The polylines require further processing separately.
To process the polylines, you need to copy all of the output from the first newpolygon line to the final endpolygon line to a new text file and save it.
Then run polygonpreparer_v2.exe input_level1_polygonascii.txt output_level1_polygonbinary.bin.
polygonpreparer_v2.exe reads the newpolygon-endpolygon plaintext file and performs the processing described in the other document.
The output is the polygon definitions as an Amiga-friendly binary file that should be incbinned into the game source. Together, the plaintext tilemap file and this polygon binary file define the entire level and appear as one continuous block of data under the label Level0LevelDataHeader:.

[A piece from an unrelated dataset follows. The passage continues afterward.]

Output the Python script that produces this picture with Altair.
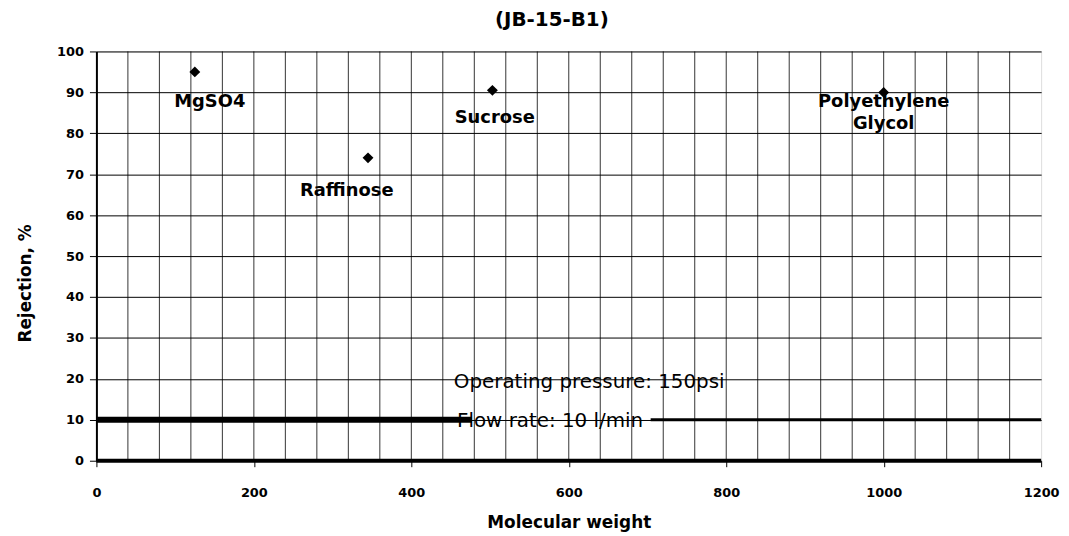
import altair as alt
import pandas as pd

# Measured points
mw = [125, 345, 503, 1000]
rejection = [95, 74, 90.5, 90]
solute = ["MgSO4", "Raffinose", "Sucrose", "Polyethylene Glycol"]

# Point labels
label_text = ["MgSO4", "Raffinose", "Sucrose", "Polyethylene", "Glycol"]
label_x = [144, 318, 506, 1000, 1000]
label_y = [87.6, 65.8, 83.7, 87.6, 82.3]

# Notes
note_text = ["Operating pressure:  150psi", "Flow rate:   10 l/min"]
note_x = [454, 458]
note_y = [19.3, 9.7]

# Heavy lines of the scanned grid
heavy_x = [0, 0, 704]
heavy_x2 = [1200, 477, 1200]
heavy_y = [0, 10, 10]
heavy_w = [4, 6, 3]

x_grid = list(range(40, 1200, 40))
x_ticks = list(range(0, 1201, 200))
y_ticks = list(range(0, 101, 10))

pts = pd.DataFrame({"mw": mw, "rej": rejection, "solute": solute})
lab = pd.DataFrame({"t": label_text, "x": label_x, "y": label_y})
notes = pd.DataFrame({"t": note_text, "x": note_x, "y": note_y})
heavy = pd.DataFrame({"x": heavy_x, "x2": heavy_x2, "y": heavy_y, "w": heavy_w})
vgrid = pd.DataFrame({"g": x_grid})

FONT = "DejaVu Sans"
xscale = alt.Scale(domain=[0, 1200], nice=False, zero=True)
yscale = alt.Scale(domain=[0, 100], nice=False)

xaxis = alt.Axis(
    values=x_ticks, format="d",
    grid=False, domain=False,
    tickColor="black", tickSize=6,
    labelFont=FONT, labelFontSize=13, labelFontWeight="bold", labelColor="black",
    labelPadding=20, labelFlush=False, labelOverlap=False,
    title="Molecular    weight", titleFont=FONT, titleFontSize=17, titleFontWeight="bold",
    titleColor="black", titlePadding=15,
)
yaxis = alt.Axis(
    values=y_ticks,
    grid=True, gridColor="black", gridWidth=1,
    domain=True, domainColor="black", domainWidth=2,
    tickColor="black", tickSize=7,
    labelFont=FONT, labelFontSize=13, labelFontWeight="bold", labelColor="black",
    labelPadding=6,
    title="Rejection, %", titleFont=FONT, titleFontSize=17, titleFontWeight="bold",
    titleColor="black", titlePadding=22, titleY=233,
)

grid_rules = alt.Chart(vgrid).mark_rule(color="black", strokeWidth=1, opacity=0.8).encode(
    x=alt.X("g:Q", scale=xscale, axis=xaxis),
)

base_pts = alt.Chart(pts).mark_point(shape="diamond", filled=True, color="black", size=120, opacity=1).encode(
    x=alt.X("mw:Q", scale=xscale),
    y=alt.Y("rej:Q", scale=yscale, axis=yaxis),
)

rules = alt.Chart(heavy).mark_rule(color="black").encode(
    x=alt.X("x:Q", scale=xscale),
    x2="x2:Q",
    y=alt.Y("y:Q", scale=yscale),
    strokeWidth=alt.StrokeWidth("w:Q", scale=None, legend=None),
)

labels = alt.Chart(lab).mark_text(font=FONT, fontSize=18, fontWeight="bold", color="black", align="center", baseline="middle").encode(
    x=alt.X("x:Q", scale=xscale),
    y=alt.Y("y:Q", scale=yscale),
    text="t:N",
)

note_marks = alt.Chart(notes).mark_text(font=FONT, fontSize=20, color="black", align="left", baseline="middle").encode(
    x=alt.X("x:Q", scale=xscale),
    y=alt.Y("y:Q", scale=yscale),
    text="t:N",
)

chart = alt.layer(grid_rules, rules, base_pts, labels, note_marks).properties(
    width=951, height=412,
    title=alt.TitleParams("(JB-15-B1)", font=FONT, fontSize=20, fontWeight="bold", color="black", dx=-17, offset=16),
    autosize=alt.AutoSizeParams(type="none"),
    padding={"left": 89, "top": 42, "right": 20, "bottom": 70},
).configure_view(stroke="black", strokeWidth=2).configure(background="white")

chart.save("out.html", embed_options={"renderer": "svg", "actions": False})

The console output of polygonpreparer_v2.exe shows the progress of the preparation: the first pass shows the vector values of A, B and B' and the calculated values of the three constants, the second pass shows the split-space activation determination.
Once the conversion of the collision data is complete, it's not easy to test it. You can't inspect the file manually; that'd take ages.
polygoncollisionimager_v2.exe is a tool that takes a polygon binary file as input and produces a 1600 by 1600 TGA image file showing the interior collision area as output.
Usage: polygoncollisionimager_v2.exe level1_polygonbinary.bin output_collision.tga
The output will have shades of red and yellow in the interior and black in free space. You use the Tiled editor to export a PNG image of your level's layout to compare the two.
(There was a 'not v2' version of these files; that was before I used the split-space bitmask.)